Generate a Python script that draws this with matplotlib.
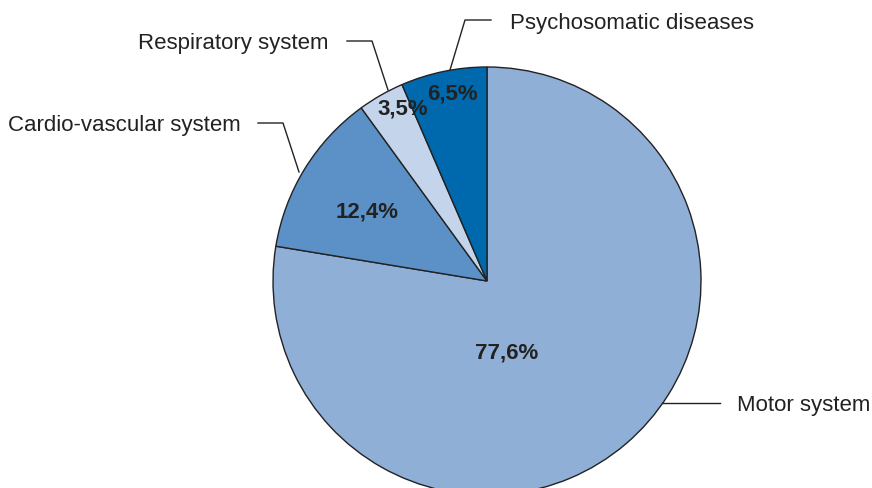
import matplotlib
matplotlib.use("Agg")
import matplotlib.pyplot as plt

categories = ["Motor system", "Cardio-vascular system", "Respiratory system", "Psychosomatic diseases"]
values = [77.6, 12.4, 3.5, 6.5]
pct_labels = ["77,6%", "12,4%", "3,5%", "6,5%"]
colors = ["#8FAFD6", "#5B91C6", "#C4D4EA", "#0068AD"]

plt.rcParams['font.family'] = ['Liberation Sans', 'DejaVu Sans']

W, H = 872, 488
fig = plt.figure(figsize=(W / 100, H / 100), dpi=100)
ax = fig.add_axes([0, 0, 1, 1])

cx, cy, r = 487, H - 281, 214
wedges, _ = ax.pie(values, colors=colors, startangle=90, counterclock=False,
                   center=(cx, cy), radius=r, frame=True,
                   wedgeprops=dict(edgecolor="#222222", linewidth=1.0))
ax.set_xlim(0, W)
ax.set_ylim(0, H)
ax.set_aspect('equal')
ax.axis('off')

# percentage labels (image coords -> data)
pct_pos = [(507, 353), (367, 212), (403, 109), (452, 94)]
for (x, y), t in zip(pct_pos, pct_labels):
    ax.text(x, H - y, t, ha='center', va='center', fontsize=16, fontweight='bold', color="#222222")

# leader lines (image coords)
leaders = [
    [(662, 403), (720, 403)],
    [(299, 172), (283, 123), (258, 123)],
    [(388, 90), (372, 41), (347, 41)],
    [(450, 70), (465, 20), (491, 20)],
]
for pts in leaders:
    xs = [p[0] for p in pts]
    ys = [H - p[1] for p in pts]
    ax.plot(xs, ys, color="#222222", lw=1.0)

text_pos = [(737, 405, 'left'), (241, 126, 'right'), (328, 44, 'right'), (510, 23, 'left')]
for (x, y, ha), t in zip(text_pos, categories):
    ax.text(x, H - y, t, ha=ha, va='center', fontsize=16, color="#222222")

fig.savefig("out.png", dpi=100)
* * *
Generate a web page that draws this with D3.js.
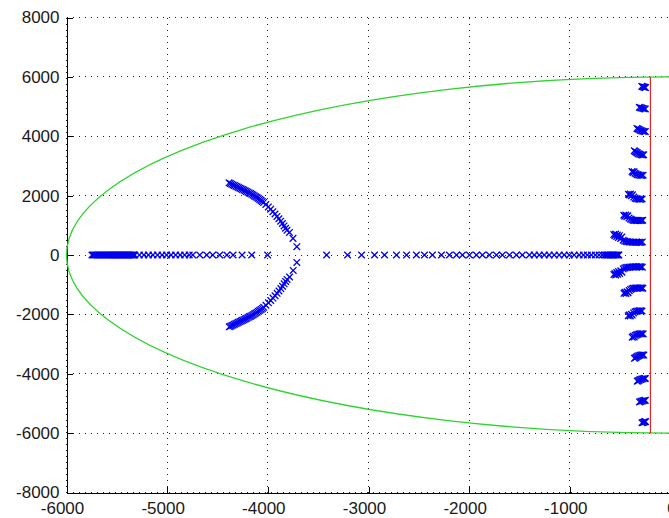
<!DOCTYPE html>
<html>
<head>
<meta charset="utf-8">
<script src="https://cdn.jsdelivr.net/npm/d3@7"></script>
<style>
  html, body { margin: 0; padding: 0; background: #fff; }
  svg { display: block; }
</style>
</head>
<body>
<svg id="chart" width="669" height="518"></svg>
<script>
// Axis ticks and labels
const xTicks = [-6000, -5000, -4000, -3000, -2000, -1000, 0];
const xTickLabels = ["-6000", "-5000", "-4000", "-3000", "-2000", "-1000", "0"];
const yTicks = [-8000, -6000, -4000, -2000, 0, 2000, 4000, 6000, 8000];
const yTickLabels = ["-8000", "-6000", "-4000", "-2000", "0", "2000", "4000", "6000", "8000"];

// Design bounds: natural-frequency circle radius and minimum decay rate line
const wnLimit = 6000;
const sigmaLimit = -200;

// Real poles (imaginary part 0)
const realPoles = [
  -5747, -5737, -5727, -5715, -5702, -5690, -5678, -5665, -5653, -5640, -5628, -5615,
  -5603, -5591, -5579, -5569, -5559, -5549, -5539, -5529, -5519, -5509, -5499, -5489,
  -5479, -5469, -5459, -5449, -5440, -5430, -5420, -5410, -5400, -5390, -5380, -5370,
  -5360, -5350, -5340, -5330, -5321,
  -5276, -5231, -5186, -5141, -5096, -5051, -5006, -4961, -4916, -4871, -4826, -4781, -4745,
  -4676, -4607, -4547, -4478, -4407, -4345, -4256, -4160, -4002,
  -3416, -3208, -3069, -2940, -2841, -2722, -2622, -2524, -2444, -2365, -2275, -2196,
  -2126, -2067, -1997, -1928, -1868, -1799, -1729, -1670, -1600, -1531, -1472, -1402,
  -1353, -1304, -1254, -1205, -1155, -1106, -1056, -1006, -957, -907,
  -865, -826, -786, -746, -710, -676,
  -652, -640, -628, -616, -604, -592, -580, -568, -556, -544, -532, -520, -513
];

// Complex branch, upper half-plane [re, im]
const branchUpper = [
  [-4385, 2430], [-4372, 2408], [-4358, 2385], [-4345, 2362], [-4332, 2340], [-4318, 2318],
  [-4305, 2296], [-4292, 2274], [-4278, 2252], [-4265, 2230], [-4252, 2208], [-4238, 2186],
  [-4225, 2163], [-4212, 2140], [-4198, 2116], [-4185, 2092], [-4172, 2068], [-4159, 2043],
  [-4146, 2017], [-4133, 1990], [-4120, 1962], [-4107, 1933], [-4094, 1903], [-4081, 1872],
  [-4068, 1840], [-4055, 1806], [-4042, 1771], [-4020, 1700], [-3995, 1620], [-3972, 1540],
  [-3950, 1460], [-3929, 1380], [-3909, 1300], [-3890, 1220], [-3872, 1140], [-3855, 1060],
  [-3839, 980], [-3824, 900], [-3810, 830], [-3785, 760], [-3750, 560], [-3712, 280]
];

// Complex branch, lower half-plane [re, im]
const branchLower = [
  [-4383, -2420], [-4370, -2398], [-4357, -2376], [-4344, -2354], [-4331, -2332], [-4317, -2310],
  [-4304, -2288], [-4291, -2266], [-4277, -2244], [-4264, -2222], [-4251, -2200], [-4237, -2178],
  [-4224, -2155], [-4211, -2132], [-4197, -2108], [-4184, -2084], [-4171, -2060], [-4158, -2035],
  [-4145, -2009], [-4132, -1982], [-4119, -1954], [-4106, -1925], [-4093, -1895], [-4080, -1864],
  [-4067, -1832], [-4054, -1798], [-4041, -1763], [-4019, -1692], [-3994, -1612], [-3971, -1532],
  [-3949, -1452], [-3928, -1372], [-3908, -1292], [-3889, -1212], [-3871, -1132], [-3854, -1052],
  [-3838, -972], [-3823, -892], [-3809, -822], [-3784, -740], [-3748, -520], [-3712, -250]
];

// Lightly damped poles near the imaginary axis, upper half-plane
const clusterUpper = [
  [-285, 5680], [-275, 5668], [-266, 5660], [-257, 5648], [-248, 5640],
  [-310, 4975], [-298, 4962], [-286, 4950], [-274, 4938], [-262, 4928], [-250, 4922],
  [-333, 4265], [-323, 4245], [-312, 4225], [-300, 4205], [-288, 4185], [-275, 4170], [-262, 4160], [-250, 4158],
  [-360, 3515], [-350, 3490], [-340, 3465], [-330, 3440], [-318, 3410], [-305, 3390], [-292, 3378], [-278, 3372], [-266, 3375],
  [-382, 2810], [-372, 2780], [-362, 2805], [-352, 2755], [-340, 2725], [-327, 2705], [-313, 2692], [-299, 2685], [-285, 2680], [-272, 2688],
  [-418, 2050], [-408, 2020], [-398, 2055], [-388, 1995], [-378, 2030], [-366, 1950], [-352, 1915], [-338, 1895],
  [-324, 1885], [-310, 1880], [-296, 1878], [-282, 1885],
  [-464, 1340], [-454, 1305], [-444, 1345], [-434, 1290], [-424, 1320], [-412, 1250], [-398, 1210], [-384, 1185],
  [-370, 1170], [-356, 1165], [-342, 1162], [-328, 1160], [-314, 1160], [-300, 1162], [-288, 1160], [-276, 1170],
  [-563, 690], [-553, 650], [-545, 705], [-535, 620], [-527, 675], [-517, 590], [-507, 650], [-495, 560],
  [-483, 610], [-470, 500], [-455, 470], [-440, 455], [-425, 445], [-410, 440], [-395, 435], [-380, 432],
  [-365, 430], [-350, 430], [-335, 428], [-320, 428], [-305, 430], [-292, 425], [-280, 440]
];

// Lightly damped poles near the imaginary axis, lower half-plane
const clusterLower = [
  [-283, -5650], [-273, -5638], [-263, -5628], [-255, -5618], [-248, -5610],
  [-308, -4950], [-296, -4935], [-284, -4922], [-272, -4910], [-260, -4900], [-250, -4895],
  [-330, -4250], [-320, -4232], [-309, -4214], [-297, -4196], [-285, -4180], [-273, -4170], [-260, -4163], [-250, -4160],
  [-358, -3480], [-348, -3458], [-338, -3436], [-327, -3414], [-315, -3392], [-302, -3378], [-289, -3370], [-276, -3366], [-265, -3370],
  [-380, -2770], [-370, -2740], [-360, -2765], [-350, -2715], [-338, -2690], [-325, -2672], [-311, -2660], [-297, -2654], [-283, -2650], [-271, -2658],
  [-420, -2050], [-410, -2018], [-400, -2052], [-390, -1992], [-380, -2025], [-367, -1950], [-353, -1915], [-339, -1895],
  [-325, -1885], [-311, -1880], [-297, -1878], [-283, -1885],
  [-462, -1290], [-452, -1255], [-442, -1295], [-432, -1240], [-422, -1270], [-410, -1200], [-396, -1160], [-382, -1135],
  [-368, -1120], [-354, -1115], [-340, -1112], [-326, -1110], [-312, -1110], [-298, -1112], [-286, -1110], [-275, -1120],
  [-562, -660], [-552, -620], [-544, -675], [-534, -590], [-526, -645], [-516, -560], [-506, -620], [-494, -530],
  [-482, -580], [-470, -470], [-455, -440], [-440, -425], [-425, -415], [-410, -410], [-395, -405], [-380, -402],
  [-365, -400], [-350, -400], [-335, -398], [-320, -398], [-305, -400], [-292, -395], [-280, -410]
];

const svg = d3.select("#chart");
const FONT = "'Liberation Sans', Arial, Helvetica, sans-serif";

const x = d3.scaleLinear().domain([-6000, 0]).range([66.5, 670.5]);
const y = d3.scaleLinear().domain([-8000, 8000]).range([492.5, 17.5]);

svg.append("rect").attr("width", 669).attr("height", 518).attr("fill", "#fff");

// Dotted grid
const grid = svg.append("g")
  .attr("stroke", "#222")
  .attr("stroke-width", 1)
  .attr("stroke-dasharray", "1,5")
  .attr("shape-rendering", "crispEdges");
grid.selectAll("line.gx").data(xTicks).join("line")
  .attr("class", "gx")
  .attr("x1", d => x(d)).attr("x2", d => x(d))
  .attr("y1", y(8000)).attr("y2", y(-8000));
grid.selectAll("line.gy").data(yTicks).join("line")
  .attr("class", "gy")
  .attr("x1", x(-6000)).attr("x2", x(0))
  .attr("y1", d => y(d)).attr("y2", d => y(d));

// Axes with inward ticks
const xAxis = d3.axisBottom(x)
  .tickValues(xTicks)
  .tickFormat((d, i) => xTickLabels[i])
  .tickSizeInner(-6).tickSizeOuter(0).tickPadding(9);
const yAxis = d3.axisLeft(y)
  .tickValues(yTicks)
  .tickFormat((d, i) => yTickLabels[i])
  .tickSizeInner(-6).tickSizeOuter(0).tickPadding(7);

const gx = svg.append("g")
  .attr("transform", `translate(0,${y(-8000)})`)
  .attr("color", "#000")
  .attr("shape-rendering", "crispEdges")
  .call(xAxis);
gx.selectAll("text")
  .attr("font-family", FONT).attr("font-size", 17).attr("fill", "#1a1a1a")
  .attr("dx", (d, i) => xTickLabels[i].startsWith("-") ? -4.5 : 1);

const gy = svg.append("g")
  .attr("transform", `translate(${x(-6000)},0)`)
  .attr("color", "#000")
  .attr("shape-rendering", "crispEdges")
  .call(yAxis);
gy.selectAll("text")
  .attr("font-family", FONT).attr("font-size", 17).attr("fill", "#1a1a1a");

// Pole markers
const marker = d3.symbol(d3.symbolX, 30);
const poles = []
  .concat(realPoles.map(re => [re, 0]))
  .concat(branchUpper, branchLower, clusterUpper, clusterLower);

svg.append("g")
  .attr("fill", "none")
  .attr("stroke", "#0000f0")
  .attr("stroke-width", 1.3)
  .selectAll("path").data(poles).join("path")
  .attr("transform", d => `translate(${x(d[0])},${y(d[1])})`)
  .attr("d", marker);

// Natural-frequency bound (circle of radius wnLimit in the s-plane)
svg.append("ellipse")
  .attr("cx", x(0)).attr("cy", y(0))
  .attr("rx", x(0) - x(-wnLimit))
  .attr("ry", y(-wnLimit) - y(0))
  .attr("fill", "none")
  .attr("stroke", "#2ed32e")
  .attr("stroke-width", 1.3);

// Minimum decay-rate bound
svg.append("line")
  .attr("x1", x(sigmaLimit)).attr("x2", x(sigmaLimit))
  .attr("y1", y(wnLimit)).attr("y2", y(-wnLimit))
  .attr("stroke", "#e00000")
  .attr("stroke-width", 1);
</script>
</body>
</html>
* * *
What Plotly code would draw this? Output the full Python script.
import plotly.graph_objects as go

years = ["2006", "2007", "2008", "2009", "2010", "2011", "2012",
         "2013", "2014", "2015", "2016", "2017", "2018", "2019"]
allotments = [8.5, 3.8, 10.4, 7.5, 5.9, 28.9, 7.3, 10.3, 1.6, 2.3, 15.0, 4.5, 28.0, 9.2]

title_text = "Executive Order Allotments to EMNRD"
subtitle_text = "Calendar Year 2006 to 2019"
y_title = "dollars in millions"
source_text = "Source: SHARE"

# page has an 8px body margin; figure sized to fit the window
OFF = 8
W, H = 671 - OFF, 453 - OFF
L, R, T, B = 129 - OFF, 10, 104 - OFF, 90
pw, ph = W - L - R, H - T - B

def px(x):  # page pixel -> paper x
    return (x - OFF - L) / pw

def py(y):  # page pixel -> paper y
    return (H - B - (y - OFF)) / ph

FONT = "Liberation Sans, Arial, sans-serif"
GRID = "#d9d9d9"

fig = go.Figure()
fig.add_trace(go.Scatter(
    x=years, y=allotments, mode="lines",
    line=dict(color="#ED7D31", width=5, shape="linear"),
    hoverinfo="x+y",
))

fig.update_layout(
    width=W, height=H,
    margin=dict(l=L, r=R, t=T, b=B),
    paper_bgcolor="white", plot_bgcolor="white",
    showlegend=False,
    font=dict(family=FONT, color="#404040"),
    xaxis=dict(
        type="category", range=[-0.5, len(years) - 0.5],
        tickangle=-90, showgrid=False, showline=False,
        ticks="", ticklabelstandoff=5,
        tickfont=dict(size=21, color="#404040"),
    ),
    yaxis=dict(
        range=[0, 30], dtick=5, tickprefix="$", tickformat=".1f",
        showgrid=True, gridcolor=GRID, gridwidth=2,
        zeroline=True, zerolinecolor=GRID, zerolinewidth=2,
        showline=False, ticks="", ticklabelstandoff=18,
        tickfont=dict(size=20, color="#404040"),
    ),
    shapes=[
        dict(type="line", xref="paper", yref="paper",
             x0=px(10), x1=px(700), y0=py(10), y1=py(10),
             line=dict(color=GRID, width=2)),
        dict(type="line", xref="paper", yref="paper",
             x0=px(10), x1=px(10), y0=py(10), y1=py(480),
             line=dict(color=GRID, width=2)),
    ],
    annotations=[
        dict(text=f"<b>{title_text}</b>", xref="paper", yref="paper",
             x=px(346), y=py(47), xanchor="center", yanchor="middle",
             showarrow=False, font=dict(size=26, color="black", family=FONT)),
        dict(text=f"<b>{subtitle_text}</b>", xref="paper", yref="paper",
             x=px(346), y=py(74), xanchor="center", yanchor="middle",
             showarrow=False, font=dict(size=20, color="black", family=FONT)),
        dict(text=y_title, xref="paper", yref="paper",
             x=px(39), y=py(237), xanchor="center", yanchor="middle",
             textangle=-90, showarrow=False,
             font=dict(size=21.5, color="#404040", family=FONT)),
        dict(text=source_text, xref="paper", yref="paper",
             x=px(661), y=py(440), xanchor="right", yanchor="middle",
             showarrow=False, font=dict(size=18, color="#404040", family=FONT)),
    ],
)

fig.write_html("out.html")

▶ **Your goal**: Within the listing above, find every line containing the string "page" and return it.

▶ **Solution to this task**:
Generate a web page that draws this with D3.js.
# page has an 8px body margin; figure sized to fit the window
def px(x):  # page pixel -> paper x
def py(y):  # page pixel -> paper y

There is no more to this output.